» What needs to be done
Find the line with "Generate a LaTeX" and the line with "(20,7) rectangle (327,346);", then repeat both of them and every line in between exactly. Omit the pictures.

» Provided records
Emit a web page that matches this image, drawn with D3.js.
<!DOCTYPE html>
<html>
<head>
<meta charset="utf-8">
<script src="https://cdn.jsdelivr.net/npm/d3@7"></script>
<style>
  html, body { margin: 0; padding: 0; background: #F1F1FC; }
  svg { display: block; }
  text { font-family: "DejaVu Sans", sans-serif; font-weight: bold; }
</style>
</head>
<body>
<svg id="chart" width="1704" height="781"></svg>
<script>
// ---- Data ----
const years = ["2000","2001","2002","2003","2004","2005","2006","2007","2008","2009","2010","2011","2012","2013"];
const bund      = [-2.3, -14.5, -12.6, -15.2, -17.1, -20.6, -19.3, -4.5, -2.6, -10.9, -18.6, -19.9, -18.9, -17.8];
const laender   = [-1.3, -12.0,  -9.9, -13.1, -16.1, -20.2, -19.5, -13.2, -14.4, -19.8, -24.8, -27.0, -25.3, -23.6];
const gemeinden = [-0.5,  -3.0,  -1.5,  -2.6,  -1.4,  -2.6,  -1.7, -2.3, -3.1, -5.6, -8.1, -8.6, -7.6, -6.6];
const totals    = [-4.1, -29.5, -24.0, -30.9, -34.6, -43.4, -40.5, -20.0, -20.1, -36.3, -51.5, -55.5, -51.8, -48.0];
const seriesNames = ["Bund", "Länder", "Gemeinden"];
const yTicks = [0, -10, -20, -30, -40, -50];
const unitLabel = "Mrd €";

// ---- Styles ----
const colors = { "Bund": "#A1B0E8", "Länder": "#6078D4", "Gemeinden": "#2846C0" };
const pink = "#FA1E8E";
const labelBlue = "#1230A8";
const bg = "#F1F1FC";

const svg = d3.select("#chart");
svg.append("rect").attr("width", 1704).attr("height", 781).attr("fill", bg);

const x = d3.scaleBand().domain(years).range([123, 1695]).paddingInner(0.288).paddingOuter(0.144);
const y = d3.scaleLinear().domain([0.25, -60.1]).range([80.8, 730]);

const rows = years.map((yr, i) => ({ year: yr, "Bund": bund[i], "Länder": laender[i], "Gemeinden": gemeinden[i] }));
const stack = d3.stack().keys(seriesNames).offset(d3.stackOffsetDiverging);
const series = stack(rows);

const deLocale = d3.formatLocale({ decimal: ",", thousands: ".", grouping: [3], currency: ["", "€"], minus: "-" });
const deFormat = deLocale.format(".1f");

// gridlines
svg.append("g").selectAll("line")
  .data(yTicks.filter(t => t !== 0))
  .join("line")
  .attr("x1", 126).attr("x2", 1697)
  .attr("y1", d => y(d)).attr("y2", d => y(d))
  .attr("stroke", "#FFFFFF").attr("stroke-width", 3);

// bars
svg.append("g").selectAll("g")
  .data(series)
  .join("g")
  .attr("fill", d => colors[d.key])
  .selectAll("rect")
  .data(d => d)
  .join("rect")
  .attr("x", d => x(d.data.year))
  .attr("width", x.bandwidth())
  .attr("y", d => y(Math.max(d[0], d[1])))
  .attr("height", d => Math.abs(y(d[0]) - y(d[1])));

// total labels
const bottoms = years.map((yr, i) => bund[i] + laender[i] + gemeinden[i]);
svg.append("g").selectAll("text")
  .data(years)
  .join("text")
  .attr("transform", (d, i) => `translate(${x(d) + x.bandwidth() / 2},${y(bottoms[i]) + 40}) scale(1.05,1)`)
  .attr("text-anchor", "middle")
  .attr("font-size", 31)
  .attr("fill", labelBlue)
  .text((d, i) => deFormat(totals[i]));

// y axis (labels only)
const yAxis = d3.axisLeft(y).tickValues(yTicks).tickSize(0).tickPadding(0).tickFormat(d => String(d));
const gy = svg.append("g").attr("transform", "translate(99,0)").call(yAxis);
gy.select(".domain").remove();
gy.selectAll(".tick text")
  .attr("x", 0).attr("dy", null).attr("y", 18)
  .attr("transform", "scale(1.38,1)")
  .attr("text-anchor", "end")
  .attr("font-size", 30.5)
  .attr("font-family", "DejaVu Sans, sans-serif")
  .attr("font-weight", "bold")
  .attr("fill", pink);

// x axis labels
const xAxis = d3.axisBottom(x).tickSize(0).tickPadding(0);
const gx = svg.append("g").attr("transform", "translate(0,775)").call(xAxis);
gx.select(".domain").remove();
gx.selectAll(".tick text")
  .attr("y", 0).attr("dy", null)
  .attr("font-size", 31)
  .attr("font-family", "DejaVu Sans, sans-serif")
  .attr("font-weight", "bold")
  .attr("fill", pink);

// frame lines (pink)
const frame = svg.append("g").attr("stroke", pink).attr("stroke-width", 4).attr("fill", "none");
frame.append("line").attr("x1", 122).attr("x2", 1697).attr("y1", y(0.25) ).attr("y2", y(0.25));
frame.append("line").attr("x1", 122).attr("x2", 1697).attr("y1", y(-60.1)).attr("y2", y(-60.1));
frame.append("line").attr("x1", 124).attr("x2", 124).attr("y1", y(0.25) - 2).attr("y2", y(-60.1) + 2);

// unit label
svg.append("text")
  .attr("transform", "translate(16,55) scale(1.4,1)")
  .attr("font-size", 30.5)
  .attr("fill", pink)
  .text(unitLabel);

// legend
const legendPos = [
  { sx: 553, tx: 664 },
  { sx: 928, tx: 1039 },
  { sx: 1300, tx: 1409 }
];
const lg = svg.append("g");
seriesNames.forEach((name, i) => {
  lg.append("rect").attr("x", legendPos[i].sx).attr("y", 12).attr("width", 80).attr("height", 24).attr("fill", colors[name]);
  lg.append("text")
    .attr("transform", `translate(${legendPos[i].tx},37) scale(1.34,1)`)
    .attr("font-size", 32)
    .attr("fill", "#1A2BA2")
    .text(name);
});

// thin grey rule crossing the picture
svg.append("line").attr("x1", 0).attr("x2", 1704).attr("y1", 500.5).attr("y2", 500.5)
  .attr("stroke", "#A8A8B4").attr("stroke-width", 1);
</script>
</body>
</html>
...
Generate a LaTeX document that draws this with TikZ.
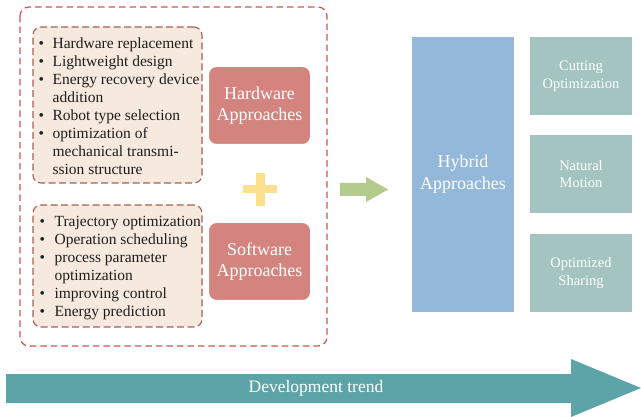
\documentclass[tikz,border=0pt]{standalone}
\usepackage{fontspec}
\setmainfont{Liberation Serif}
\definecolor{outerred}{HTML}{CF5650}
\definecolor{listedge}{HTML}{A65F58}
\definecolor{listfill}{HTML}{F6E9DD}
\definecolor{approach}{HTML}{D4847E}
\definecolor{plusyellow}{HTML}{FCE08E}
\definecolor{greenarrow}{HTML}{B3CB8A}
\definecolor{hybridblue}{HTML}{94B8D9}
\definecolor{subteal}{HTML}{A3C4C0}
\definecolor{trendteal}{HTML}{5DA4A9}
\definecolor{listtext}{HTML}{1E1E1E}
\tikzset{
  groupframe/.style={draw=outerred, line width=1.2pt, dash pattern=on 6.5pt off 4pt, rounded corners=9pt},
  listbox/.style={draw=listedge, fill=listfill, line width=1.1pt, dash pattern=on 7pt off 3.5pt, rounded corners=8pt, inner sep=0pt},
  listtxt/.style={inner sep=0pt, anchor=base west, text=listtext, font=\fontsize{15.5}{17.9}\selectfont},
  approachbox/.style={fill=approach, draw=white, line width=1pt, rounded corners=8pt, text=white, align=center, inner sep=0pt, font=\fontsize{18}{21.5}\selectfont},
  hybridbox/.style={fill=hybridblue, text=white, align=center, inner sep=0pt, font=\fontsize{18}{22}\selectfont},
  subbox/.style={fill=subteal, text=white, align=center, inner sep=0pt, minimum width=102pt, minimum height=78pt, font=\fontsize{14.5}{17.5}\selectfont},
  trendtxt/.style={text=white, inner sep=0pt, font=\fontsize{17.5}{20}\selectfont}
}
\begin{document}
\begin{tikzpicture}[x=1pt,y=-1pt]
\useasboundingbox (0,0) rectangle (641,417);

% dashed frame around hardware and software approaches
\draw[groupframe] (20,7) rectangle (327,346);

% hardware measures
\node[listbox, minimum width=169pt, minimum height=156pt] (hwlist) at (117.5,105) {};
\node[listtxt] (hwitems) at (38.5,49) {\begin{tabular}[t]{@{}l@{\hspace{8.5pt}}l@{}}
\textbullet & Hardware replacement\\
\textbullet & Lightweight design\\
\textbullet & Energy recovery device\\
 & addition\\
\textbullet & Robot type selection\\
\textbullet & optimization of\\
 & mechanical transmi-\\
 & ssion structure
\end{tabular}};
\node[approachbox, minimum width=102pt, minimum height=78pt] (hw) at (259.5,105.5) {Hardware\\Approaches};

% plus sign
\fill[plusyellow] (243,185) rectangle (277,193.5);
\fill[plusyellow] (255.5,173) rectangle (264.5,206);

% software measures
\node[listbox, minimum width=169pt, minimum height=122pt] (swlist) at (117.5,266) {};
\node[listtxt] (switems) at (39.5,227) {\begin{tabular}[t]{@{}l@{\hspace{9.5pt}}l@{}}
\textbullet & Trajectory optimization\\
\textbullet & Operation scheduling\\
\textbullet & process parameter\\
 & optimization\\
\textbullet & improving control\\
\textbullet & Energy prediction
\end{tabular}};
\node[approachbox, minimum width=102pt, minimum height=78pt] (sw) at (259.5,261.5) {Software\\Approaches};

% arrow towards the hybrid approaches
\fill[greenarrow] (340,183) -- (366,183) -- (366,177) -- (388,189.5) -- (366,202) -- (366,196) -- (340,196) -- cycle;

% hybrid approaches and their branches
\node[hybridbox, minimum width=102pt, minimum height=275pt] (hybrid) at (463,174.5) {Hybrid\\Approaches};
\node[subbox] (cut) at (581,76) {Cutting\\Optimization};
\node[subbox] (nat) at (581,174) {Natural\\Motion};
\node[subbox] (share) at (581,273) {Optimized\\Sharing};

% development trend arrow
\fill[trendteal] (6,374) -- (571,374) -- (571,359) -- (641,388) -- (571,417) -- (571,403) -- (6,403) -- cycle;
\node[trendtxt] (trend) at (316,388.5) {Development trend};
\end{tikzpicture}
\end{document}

» Solved exercise
Generate a LaTeX document that draws this with TikZ.
\documentclass[tikz,border=0pt]{standalone}
\usepackage{fontspec}
\setmainfont{Liberation Serif}
\definecolor{outerred}{HTML}{CF5650}
\definecolor{listedge}{HTML}{A65F58}
\definecolor{listfill}{HTML}{F6E9DD}
\definecolor{approach}{HTML}{D4847E}
\definecolor{plusyellow}{HTML}{FCE08E}
\definecolor{greenarrow}{HTML}{B3CB8A}
\definecolor{hybridblue}{HTML}{94B8D9}
\definecolor{subteal}{HTML}{A3C4C0}
\definecolor{trendteal}{HTML}{5DA4A9}
\definecolor{listtext}{HTML}{1E1E1E}
\tikzset{
  groupframe/.style={draw=outerred, line width=1.2pt, dash pattern=on 6.5pt off 4pt, rounded corners=9pt},
  listbox/.style={draw=listedge, fill=listfill, line width=1.1pt, dash pattern=on 7pt off 3.5pt, rounded corners=8pt, inner sep=0pt},
  listtxt/.style={inner sep=0pt, anchor=base west, text=listtext, font=\fontsize{15.5}{17.9}\selectfont},
  approachbox/.style={fill=approach, draw=white, line width=1pt, rounded corners=8pt, text=white, align=center, inner sep=0pt, font=\fontsize{18}{21.5}\selectfont},
  hybridbox/.style={fill=hybridblue, text=white, align=center, inner sep=0pt, font=\fontsize{18}{22}\selectfont},
  subbox/.style={fill=subteal, text=white, align=center, inner sep=0pt, minimum width=102pt, minimum height=78pt, font=\fontsize{14.5}{17.5}\selectfont},
  trendtxt/.style={text=white, inner sep=0pt, font=\fontsize{17.5}{20}\selectfont}
}
\begin{document}
\begin{tikzpicture}[x=1pt,y=-1pt]
\useasboundingbox (0,0) rectangle (641,417);

% dashed frame around hardware and software approaches
\draw[groupframe] (20,7) rectangle (327,346);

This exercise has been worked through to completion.